FTX US Wins Auction for Voyager Digital Assets With $1.4bn Bid
Billionaire Sam Bankman-Fried expands crypto market influence with deal for bankrupt Canadian digital assets lender
Crypto exchange FTX US has won the auction to purchase the assets of Canada’s Voyager Digital, the bankrupt digital assets lender, with a bid of just over $1.4bn.
The agreement, unveiled late on Monday, ends a two-week sale process after Voyager filed for bankruptcy protection in July in the wake of the collapse in crypto market prices.
Voyager, a popular digital asset lender, offered customers high yields for depositing funds on its platform, but halted withdrawals when it was stricken in the crypto market downturn. In particular, Voyager was caught out by the collapse of Three Arrows Capital, suffering losses of more than $650mn on a loan to the crypto hedge fund.
Court documents showed the lending platform had more than 100,000 creditors and billions of dollars in liabilities. The deal also marks a further expansion of billionaire Sam Bankman-Fried’s influence on crypto markets. The FTX founder has been looking at assets that have been laid low by the market collapse.
FTX agreed a deal to support lender BlockFi in July, with an option to buy for $240mn. Voyager had previously rebuffed an approach by the billionaire to buy the assets, describing an offer as a “lowball bid dressed up as a white knight rescue”.
Sam Bankman-Fried was already a crucial player at Voyager. His Alameda Research trading company had borrowed $377mn worth of cryptocurrency from Voyager, its second-largest loan after the one extended to Three Arrows.
Alameda had also lent $75mn to Voyager earlier this year as it became distressed. It also owned nearly a tenth of Voyager’s effectively worthless stock, which was delisted in Toronto in August.
The winning bid was valued at approximately $1.4bn, comprising of the fair market value of all Voyager cryptocurrency at a “to-be-determined date in the future”, Voyager said in a statement.
Currently, the value of all Voyager cryptocurrency is estimated to be $1.3bn. “FTX US’s bid maximizes value and minimizes the remaining duration of the company’s restructuring by providing a clear path forward for the debtors to consummate a Chapter 11 plan and return value to their customers and other creditors,” Voyager said in a statement.

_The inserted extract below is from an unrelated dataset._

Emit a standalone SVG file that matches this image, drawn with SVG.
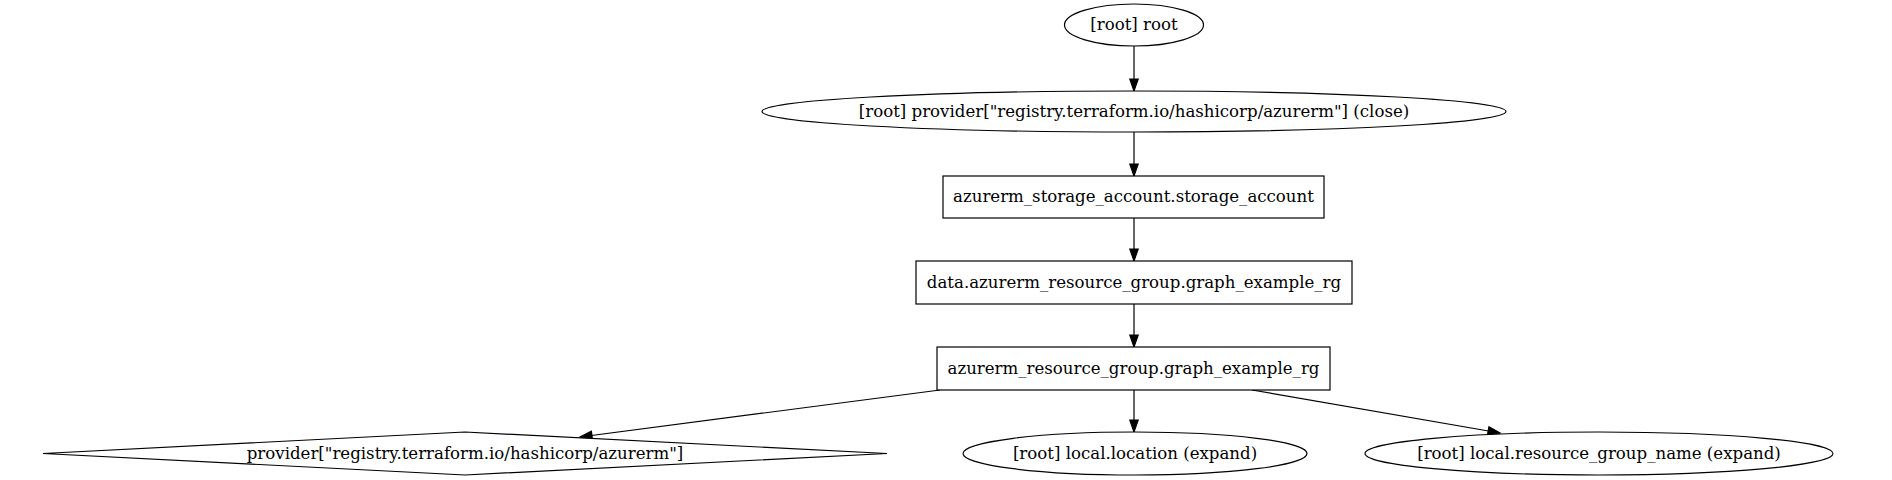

The deal will be subject to approval from a bankruptcy court in New York next month. Voyager added that the company received multiple bids, and based on the results of the auction “determined that the sale transaction with FTX is the best alternative for Voyager stakeholders”.
A spokesperson for Wave Financial, a Los Angeles and London-based crypto investment management company, said it had also made a bid for the assets.